Toda esa gente ve en Obama a un presidente que con toda la facilidad del mundo siempre se pone de lado del enemigo.

¿Por qué habrían de votar por la que fue su Secretaria de Estado? Insisto: el argumento es falaz, pero muchos electores lo vieron así de simple. Por eso, el discurso poco o nada ortodoxo de Trump, así como su agresividad verbal contra “los otros” (quienes fueran) los cautivó. En contraste, la imagen de “política profesional” que Hillary quiso vender no le alcanzó para ganar la elección.

¿Qué sigue?

A este paso, me temo que lo próximo es el triunfo de Marion LePen en Francia. Hollande ha sido todavía más inepto que Obama en su lectura de la realidad, y por eso Francia ha sido golpeada de un modo más violento y frecuente por el terrorismo que Estados Unidos. Las medidas de Hollande para lograr soluciones han sido inexistentes o inútiles. Apenas a logrado una magra contención que puede ser rota en cualquier momento (y se demostró con el atentado en Julio de este año).

Lo único que va a suceder es que el elector francés va a llegar a la misma conclusión que el elector estadounidense: es hora de darle el voto a la derecha.

Pareciera que la humanidad tiene otra cita con la violencia.

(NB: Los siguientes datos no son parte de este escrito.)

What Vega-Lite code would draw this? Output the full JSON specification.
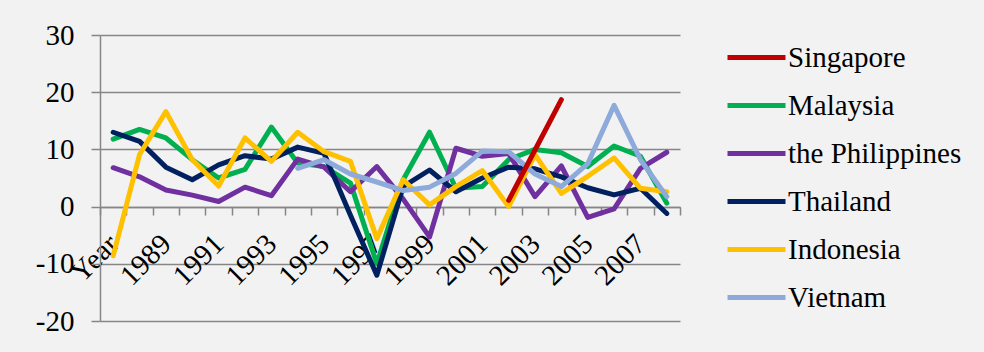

De tanto en tanto, las grandes guerras se antojan inevitables.

El extremismo islámico está bien apuntado para partiipar en la conflagraión. La derecha occidental no es tan radical en sus ideas, pero sí en sus conductas. No tendrán ninguna duda en ir a la guerra otra vez si lo consideran necesario.

Mientras, las izquierdas liberales optan por desconectarse de la realidad y soñar con que todo se resuelve por posicionamientos ideológicos. Dicho en otras palabras, se anulan a sí mismas y se incapacitan para aportar soluciones.

Sí, querido lector. Soy pesimista. Pero ¿qué quiere usted después de todo lo que hemos visto esta semana?